Colorado DA Under Scrutiny for Letting Illegal Immigrant Teen Walk Free After Fatal Crash
A 15-year-old illegal immigrant who killed a young woman in a high-speed crash in Colorado has walked free without serving a single day in jail, sparking outrage from the victim’s family and renewed scrutiny of progressive prosecutors and immigration loopholes.
The Colombian teen, who was in the U.S. unlawfully and unlicensed at the time of the deadly incident, was handed a shockingly lenient sentence.
He was given just two years of probation and 100 hours of community service—after striking a plea deal with the office of Arapahoe County District Attorney Amy Padden.
The sentence comes in connection with the July 2024 crash that took the life of 24-year-old Kaitlyn Weaver in Aurora, a Denver suburb.
According to her father, John Weaver, Kaitlyn was sitting at a stop sign, speaking to her boyfriend on speakerphone, when the teen slammed into her vehicle while allegedly racing his Jeep through the residential neighborhood at approximately 90 mph.
“It was an instantaneous death,” her father told Fox News.
She was kept on life support for two days before doctors removed her from machines and donated her organs.
Initially, the Weavers were told the case would involve no plea deals due to the gravity of the charges. The teen had been arrested for vehicular homicide.
Just months later, the district attorney’s office reversed course. John Weaver said DA Padden’s office reached out in January 2025 to inform the family that they would offer a probation deal instead.

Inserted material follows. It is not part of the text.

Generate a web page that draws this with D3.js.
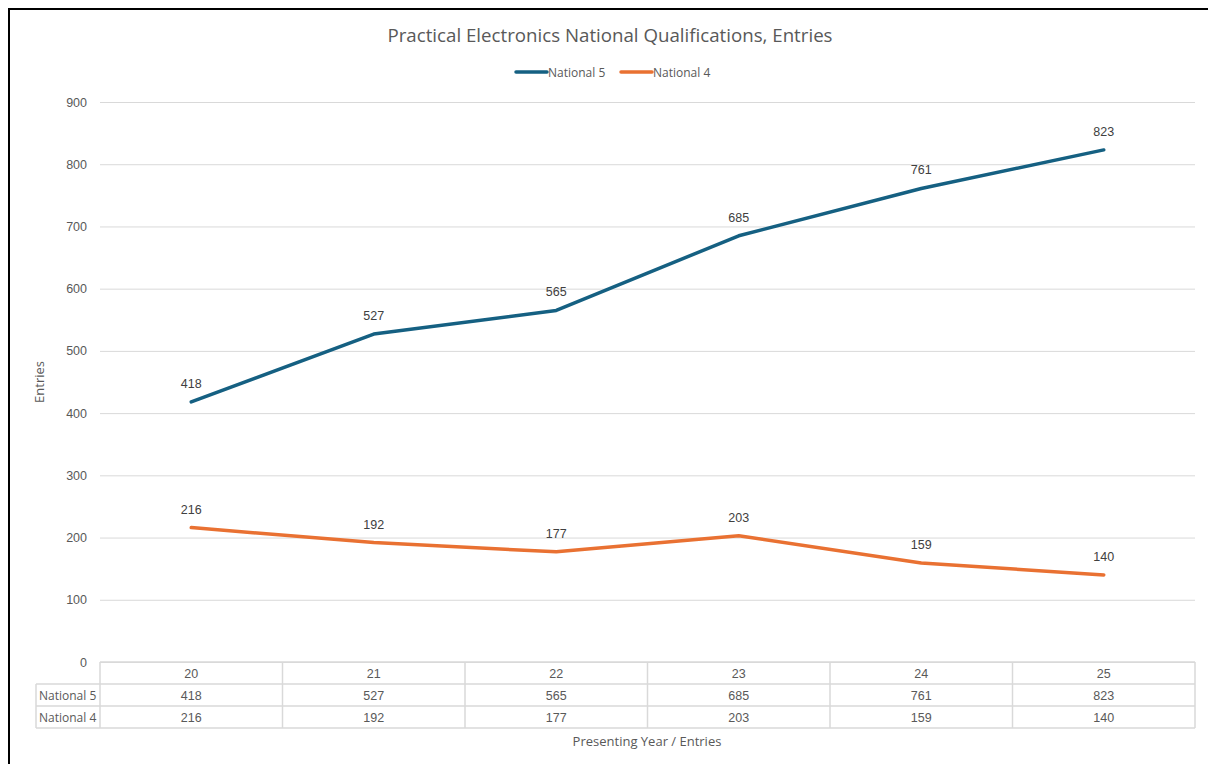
<!DOCTYPE html>
<html>
<head>
<meta charset="utf-8">
<script src="https://cdn.jsdelivr.net/npm/d3@7"></script>
<style>
  body { margin: 0; background: #fff; }
  svg { display: block; font-family: "Open Sans", "Liberation Sans", sans-serif; }
</style>
</head>
<body>
<svg id="chart" width="1208" height="764"></svg>
<script>
// chart data
const years = ["20", "21", "22", "23", "24", "25"];
const national5 = [418, 527, 565, 685, 761, 823];
const national4 = [216, 192, 177, 203, 159, 140];
const seriesNames = ["National 5", "National 4"];
const yTicks = [0, 100, 200, 300, 400, 500, 600, 700, 800, 900];

const colors = ["#156082", "#E97132"];
const series = [national5, national4];

const svg = d3.select("#chart");
const margin = { top: 102, right: 13, bottom: 102, left: 100 };
const width = +svg.attr("width") - margin.left - margin.right;
const height = +svg.attr("height") - margin.top - margin.bottom;

// frame
svg.append("rect")
  .attr("x", 9).attr("y", 9)
  .attr("width", 1300).attr("height", 900)
  .attr("fill", "none")
  .attr("stroke", "#000")
  .attr("stroke-width", 2);

const x = d3.scaleBand()
  .domain(years)
  .range([0, width]);

const y = d3.scaleLinear()
  .domain([0, 900])
  .range([height, 0]);

const g = svg.append("g")
  .attr("transform", "translate(" + margin.left + "," + margin.top + ")");

// gridlines
g.append("g")
  .call(d3.axisLeft(y).tickValues(yTicks).tickSize(-width).tickFormat(""))
  .call(s => s.select(".domain").remove())
  .call(s => s.selectAll(".tick line").attr("stroke", "#d9d9d9").attr("stroke-width", 1));

// y tick labels
g.append("g")
  .call(d3.axisLeft(y).tickValues(yTicks).tickSize(0).tickPadding(13))
  .call(s => s.select(".domain").remove())
  .call(s => s.selectAll("text")
    .attr("fill", "#595959")
    .style("font-size", "12.5px")
    .style("font-family", "'Liberation Sans', Arial, sans-serif"));

// title
svg.append("text")
  .attr("x", 610).attr("y", 42)
  .attr("text-anchor", "middle")
  .attr("fill", "#595959")
  .style("font-size", "18.7px")
  .text("Practical Electronics National Qualifications, Entries");

// legend
const legendX = [516, 621];
seriesNames.forEach((name, i) => {
  const lg = svg.append("g").attr("transform", "translate(" + legendX[i] + ",72)");
  lg.append("line")
    .attr("x1", 0).attr("x2", 31)
    .attr("stroke", colors[i])
    .attr("stroke-width", 3.5)
    .attr("stroke-linecap", "round");
  lg.append("text")
    .attr("x", 32).attr("y", 4.5)
    .attr("fill", "#595959")
    .style("font-size", "12px")
    .text(name);
});

// axis titles
svg.append("text")
  .attr("transform", "translate(44,382) rotate(-90)")
  .attr("text-anchor", "middle")
  .attr("fill", "#595959")
  .style("font-size", "13px")
  .text("Entries");

svg.append("text")
  .attr("x", 647).attr("y", 746)
  .attr("text-anchor", "middle")
  .attr("fill", "#595959")
  .style("font-size", "13px")
  .text("Presenting Year / Entries");

// lines and data labels
const line = d3.line()
  .x((d, i) => x(years[i]) + x.bandwidth() / 2)
  .y(d => y(d));

series.forEach((vals, si) => {
  g.append("path")
    .datum(vals)
    .attr("fill", "none")
    .attr("stroke", colors[si])
    .attr("stroke-width", 3.5)
    .attr("stroke-linejoin", "round")
    .attr("stroke-linecap", "round")
    .attr("d", line);

  g.selectAll(".lbl" + si)
    .data(vals)
    .enter().append("text")
    .attr("x", (d, i) => x(years[i]) + x.bandwidth() / 2)
    .attr("y", d => y(d) - 14)
    .attr("text-anchor", "middle")
    .attr("fill", "#404040")
    .style("font-size", "12.5px")
    .style("font-family", "'Liberation Sans', Arial, sans-serif")
    .text(d => d);
});

// data table under the plot
const rowH = 22;
const labelLeft = 36 - margin.left;
const table = g.append("g").attr("transform", "translate(0," + height + ")");
const gridColor = "#d9d9d9";

// horizontal lines
[0, 1, 2, 3].forEach(r => {
  table.append("line")
    .attr("x1", r === 0 ? 0 : labelLeft).attr("x2", width)
    .attr("y1", r * rowH).attr("y2", r * rowH)
    .attr("stroke", gridColor).attr("stroke-width", 1.5);
});
// vertical lines
table.append("line")
  .attr("x1", labelLeft).attr("x2", labelLeft)
  .attr("y1", rowH).attr("y2", rowH * 3)
  .attr("stroke", gridColor).attr("stroke-width", 1.5);
years.forEach((yr, i) => {
  table.append("line")
    .attr("x1", x(yr)).attr("x2", x(yr))
    .attr("y1", 0).attr("y2", rowH * 3)
    .attr("stroke", gridColor).attr("stroke-width", 1.5);
});
table.append("line")
  .attr("x1", width).attr("x2", width)
  .attr("y1", 0).attr("y2", rowH * 3)
  .attr("stroke", gridColor).attr("stroke-width", 1.5);

const cellText = (sel) => sel
  .attr("fill", "#595959")
  .style("font-size", "12.5px")
  .style("font-family", "'Liberation Sans', Arial, sans-serif");

years.forEach((yr, i) => {
  table.append("text")
    .attr("x", x(yr) + x.bandwidth() / 2).attr("y", rowH / 2 + 5)
    .attr("text-anchor", "middle")
    .call(cellText)
    .text(yr);
});

series.forEach((vals, si) => {
  table.append("text")
    .attr("x", labelLeft + 3).attr("y", rowH * (si + 1) + rowH / 2 + 4.5)
    .call(cellText)
    .style("font-size", "12px")
    .style("font-family", "'Open Sans', sans-serif")
    .text(seriesNames[si]);
  vals.forEach((v, i) => {
    table.append("text")
      .attr("x", x(years[i]) + x.bandwidth() / 2).attr("y", rowH * (si + 1) + rowH / 2 + 5)
      .attr("text-anchor", "middle")
      .call(cellText)
      .text(v);
  });
});
</script>
</body>
</html>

Padden, a Democrat endorsed by Sen. Bernie Sanders (I-VT) and Colorado Gov. Jared Polis (D), has come under fire for the decision.
The Weavers’ attorney, Matthew Durkin, called the deal “abhorrent,” noting that Kaitlyn’s life was cut short during her prime.
“She spent her life trying to help people,” John Weaver said during an appearance on “Fox & Friends.” “She was an amazing human.”
The teen, whose identity remains undisclosed due to juvenile privacy laws, had reportedly taken the uninsured Jeep without his mother’s permission.
His mother later told authorities she intended to return him to Colombia, but he has since filed for asylum.
“We had a collision where the immigration system and the criminal justice system collided, and now my daughter’s dead,” John Weaver said.
Arapahoe County Assistant DA Ryan Brackley attempted to defend the plea deal, stating that the conviction for the highest charge and probation sentence “acknowledges the seriousness” of the incident.
“No legal outcome can truly make up for the profound loss and void Kaitlyn’s loved ones will live with permanently,” he added.
Padden herself commented on the tragedy in a Facebook post this week but notably focused her message on speeding dangers rather than immigration status or prosecutorial discretion.
“We acknowledge Kaitlyn Weaver’s death was the direct result of a crash caused by an unlicensed teenager driving at nearly twice the posted speed limit,” she wrote.
John Weaver, however, remains unconvinced.
“You don’t have to participate in a bad system,” he told Fox News. If the judge wanted to sentence him to less, that’s the judge’s issue. But what happened in this case is the prosecutors became part of the problem.”